Insightful and provocative, Winning seeks to explain our fixation on winning and losing, our collective beliefs about winners and losers, and what we’re really after as we struggle to win. Duina argues that victory is not a goal in itself, but a symbol of something immensely important: affirmation of our place in the world.
He suggests that the win-loss mindset can be an addiction cycle in which winning is ultimately nothing but anesthesia for an ever-growing sense of emptiness.
Duina laid the groundwork for his talk with two sharply contrasting sets of messages. On the one hand were repeating athletics spots, seen earlier that day on a video monitor in Merrill Gym, driven by the theme of winning. On the other: Jante’s Law, 10 principles for socially correct behavior that are ingrained in Scandinavian society and include such precepts as “Don’t think you are good at anything” and “Don’t think anyone cares about you.”
Specifically for his first-year listeners, Duina drew two lessons from the American obsession. The first was that these ways of seeing the world are not physical laws — they are only social constructs that can be examined, considered and used or discarded as one pleases.
In short, they are only words, if powerful ones. “There is really no need to subjugate yourself to whatever constructions happen to be dominant,” he said. At the same time, there is the exciting challenge of investigating those constructions, and in so doing, coming to better understand both society and ourselves.
“Use the resources of Bates to engage in some serious deconstruction and exploration, and then to rebuild and come away a rounder, fuller person. Become a sociologist of concept, or perhaps an archeologist of culture.”

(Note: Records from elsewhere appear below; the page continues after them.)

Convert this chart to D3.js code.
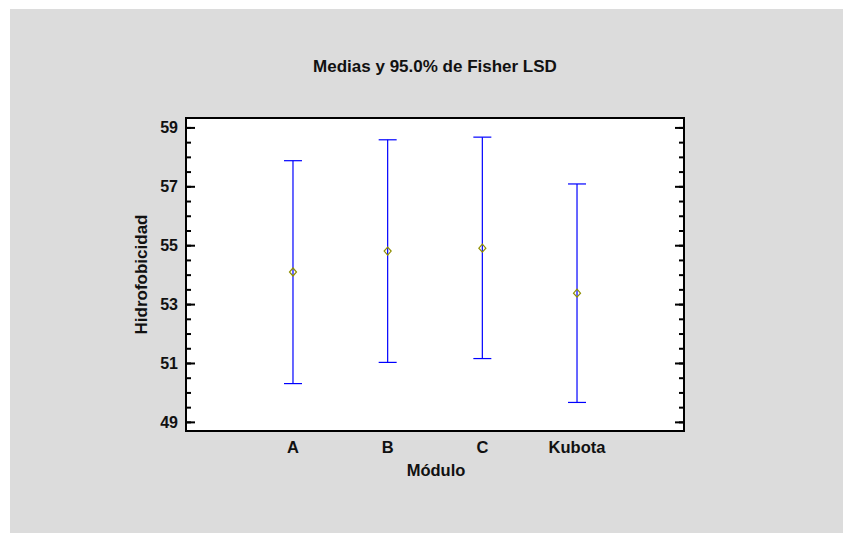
<!DOCTYPE html>
<html lang="es">
<head>
  <meta charset="UTF-8">
  <title>Medias y 95.0% de Fisher LSD</title>
  <script src="https://d3js.org/d3.v7.min.js"></script>
  <style>
    body {
      margin: 0;
      padding: 0;
      background: #fff;
      font-family: Arial, "Liberation Sans", sans-serif;
    }
    svg text {
      font-weight: bold;
      fill: #111;
    }
  </style>
</head>
<body>
  <div id="chart"></div>

  <script>
    // datos
    const modulos = ["A", "B", "C", "Kubota"];
    const medias = [54.09, 54.80, 54.90, 53.37];
    const limInf = [50.30, 51.02, 51.15, 49.66];
    const limSup = [57.87, 58.58, 58.67, 57.08];
    const yTicks = [49, 51, 53, 55, 57, 59];

    const width = 843, height = 533;
    const plot = { left: 186, top: 118, right: 684, bottom: 431 };

    const svg = d3.select("#chart")
                  .append("svg")
                  .attr("width", width)
                  .attr("height", height);

    // fondo gris
    svg.append("rect")
       .attr("x", 10).attr("y", 9)
       .attr("width", width - 10).attr("height", height - 9)
       .attr("fill", "#dcdcdc");

    svg.append("rect")
       .attr("x", plot.left).attr("y", plot.top)
       .attr("width", plot.right - plot.left)
       .attr("height", plot.bottom - plot.top)
       .attr("fill", "#fff");

    const x = d3.scalePoint()
                .domain(modulos)
                .range([plot.left, plot.right])
                .padding(1.13);

    const y = d3.scaleLinear()
                .domain([48.69, 59.32])
                .range([plot.bottom, plot.top]);

    const minor = d3.range(49, 59.01, 0.5);

    // ejes izquierda y derecha (marcas hacia dentro)
    const axL = svg.append("g").attr("transform", `translate(${plot.left},0)`);
    axL.call(d3.axisRight(y).tickValues(minor).tickSize(5).tickFormat(""))
       .call(g => g.select(".domain").remove());
    axL.append("g")
       .call(d3.axisRight(y).tickValues(yTicks).tickSize(9).tickFormat(""))
       .call(g => g.select(".domain").remove());

    const axR = svg.append("g").attr("transform", `translate(${plot.right},0)`);
    axR.call(d3.axisLeft(y).tickValues(minor).tickSize(5).tickFormat(""))
       .call(g => g.select(".domain").remove());
    axR.append("g")
       .call(d3.axisLeft(y).tickValues(yTicks).tickSize(9).tickFormat(""))
       .call(g => g.select(".domain").remove());

    svg.selectAll(".tick line").attr("stroke", "#000").attr("stroke-width", 2);

    // etiquetas eje y
    svg.append("g").selectAll("text")
       .data(yTicks)
       .join("text")
       .attr("x", plot.left - 8)
       .attr("y", d => y(d))
       .attr("dy", "0.36em")
       .attr("text-anchor", "end")
       .style("font-size", "16px")
       .text(d => d);

    // etiquetas eje x
    svg.append("g").selectAll("text")
       .data(modulos)
       .join("text")
       .attr("x", d => x(d))
       .attr("y", plot.bottom + 22)
       .attr("text-anchor", "middle")
       .style("font-size", "16.5px")
       .text(d => d);

    // borde del grafico
    svg.append("rect")
       .attr("x", plot.left).attr("y", plot.top)
       .attr("width", plot.right - plot.left)
       .attr("height", plot.bottom - plot.top)
       .attr("fill", "none")
       .attr("stroke", "#000")
       .attr("stroke-width", 2);

    // barras de error LSD
    const g = svg.append("g");
    const cap = 9;
    modulos.forEach((m, i) => {
      const cx = x(m);
      g.append("line")
       .attr("x1", cx).attr("x2", cx)
       .attr("y1", y(limSup[i])).attr("y2", y(limInf[i]))
       .attr("stroke", "#0000ff").attr("stroke-width", 1.2);
      g.append("line")
       .attr("x1", cx - cap).attr("x2", cx + cap)
       .attr("y1", y(limSup[i])).attr("y2", y(limSup[i]))
       .attr("stroke", "#0000ff").attr("stroke-width", 1.2);
      g.append("line")
       .attr("x1", cx - cap).attr("x2", cx + cap)
       .attr("y1", y(limInf[i])).attr("y2", y(limInf[i]))
       .attr("stroke", "#0000ff").attr("stroke-width", 1.2);
    });

    // medias (rombos)
    g.selectAll("path.media")
     .data(medias)
     .join("path")
     .attr("class", "media")
     .attr("transform", (d, i) => `translate(${x(modulos[i])},${y(d)})`)
     .attr("d", "M0,-4L3.5,0L0,4L-3.5,0Z")
     .attr("fill", "none")
     .attr("stroke", "#8f8f00")
     .attr("stroke-width", 1.2);

    // titulos
    svg.append("text")
       .attr("x", 435).attr("y", 72)
       .attr("text-anchor", "middle")
       .style("font-size", "17px")
       .text("Medias y 95.0% de Fisher LSD");

    svg.append("text")
       .attr("x", 436).attr("y", 476)
       .attr("text-anchor", "middle")
       .style("font-size", "16.5px")
       .text("Módulo");

    svg.append("text")
       .attr("transform", `translate(147,${(plot.top + plot.bottom) / 2}) rotate(-90)`)
       .attr("text-anchor", "middle")
       .style("font-size", "17px")
       .text("Hidrofobicidad");
  </script>
</body>
</html>
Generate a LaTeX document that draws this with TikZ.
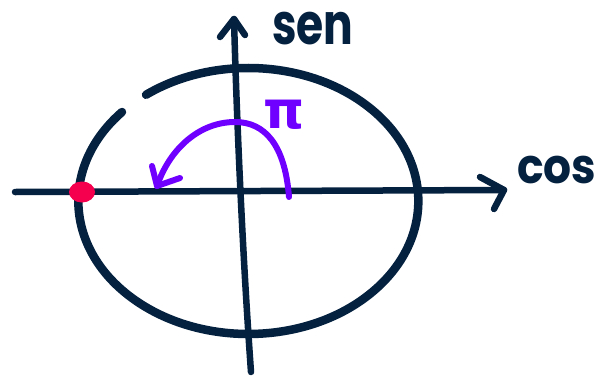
\documentclass[tikz,border=0pt]{standalone}
\usepackage{fontspec}
\newfontfamily\handfont{Poppins}
\newfontfamily\greekfont{DejaVu Sans}
\definecolor{navy}{HTML}{04213F}
\definecolor{violet}{HTML}{6F00FF}
\definecolor{dotred}{HTML}{F5004F}
\begin{document}
\begin{tikzpicture}[x=1pt,y=-1pt,
  axis/.style={draw=navy,line width=6.5pt,line cap=round,line join=round},
  ring/.style={draw=navy,line width=8.5pt,line cap=round},
  turn/.style={draw=violet,line width=6pt,line cap=round,line join=round},
  lab/.style={text=navy,font=\handfont\bfseries\fontsize{44}{44}\selectfont,inner sep=0pt}]
\useasboundingbox (0,0) rectangle (602,378);
% coordinates
\coordinate (xl) at (15,192);
\coordinate (xr) at (504,190);
\coordinate (yb) at (251,372);
\coordinate (yt) at (234,19);
\coordinate (es) at (122,112);
% ellipse with a small gap at the upper left
\draw[ring] (es) arc[start angle=138,end angle=487,x radius=170pt,y radius=133pt];
% axes
\draw[axis] (xl) -- (xr);
\draw[axis] (480,177) -- (xr) -- (494,209);
\draw[axis] (yb) .. controls (243,260) and (237,130) .. (yt);
\draw[axis] (220,37) -- (yt) -- (245,35);
% labels
\node[lab,anchor=base west,yscale=1.3] (sen) at (272,44) {sen};
\node[lab,anchor=base west,yscale=1.1] (cos) at (517,183) {cos};
% purple arc
\coordinate (ps) at (289,197);
\coordinate (pt) at (157,186);
\draw[turn] (ps) .. controls (285,145) and (265,122) .. (235,122) .. controls (200,122) and (170,148) .. (pt);
\draw[turn] (152,166) -- (pt) -- (180,178);
\node[text=violet,font=\greekfont\bfseries\fontsize{52}{52}\selectfont,inner sep=0pt,anchor=base] (pi) at (284,128) {π};
% red dot
\fill[dotred] (82,192) ellipse[x radius=13pt,y radius=10.5pt];
\end{tikzpicture}
\end{document}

For his second theme, Duina borrowed his father’s concept that life is time. Cycling through existence as an endless series of challenges presented and met, prizes sought and won, he said, leaves unanswered the central questions of our existence. “I invite you to treat your years at Bates with care, and not as a stretch of time on life’s treadmill.”
He said, “Indeed, in a way there should be no next step, no next challenge, but a simple unfolding of yourselves.”
‘Our shared anthem’
In her Invitation to the College Community, President Cable transcended the usual advice to the newbies, instead asking the entire campus community to rally around the values and goals that constitute the essential Bates. From The Good Life, the final book written by the late Rev. Peter Gomes ’65, Cable adapted the formula of “three timeless pillars of a respectable college education”: humanity, virtue and piety.
For Cable, “humanity” speaks to our ever-present “opportunity, the individual choice . . . to follow precepts of kindness, benevolence and shared dignity with our human brothers and sisters and with the world in which we live.”
If virtue’s meaning tends to shift with the times and across cultural norms, she said it now “invites us to consider actions that reflect excellence, principles of goodness and fundamental fairness.”
And while piety is hard to divorce from its religious connotations, Cable suggested that for Bates it invites a “humbling respect . . . for principles so beautifully outlined in the Bates Mission Statement,” revised in 2010.
She requested that the audience “listen for your part in Bates’ mission and its work as a college in the year ahead” as she read the mission statement.
“This is our shared anthem, all of us and each of us.”
The program also featured well-received performances by the Deansmen and the Merimanders, Bates’ oldest a cappella ensembles, and a benediction from the Rev. Bill Blaine-Wallace, Multifaith Chaplain.
Blaine-Wallace led a moment of silence in the memory of economics professor David Aschauer, who died in August; and offered a series of hopes for the community that included, “May we not go it alone.”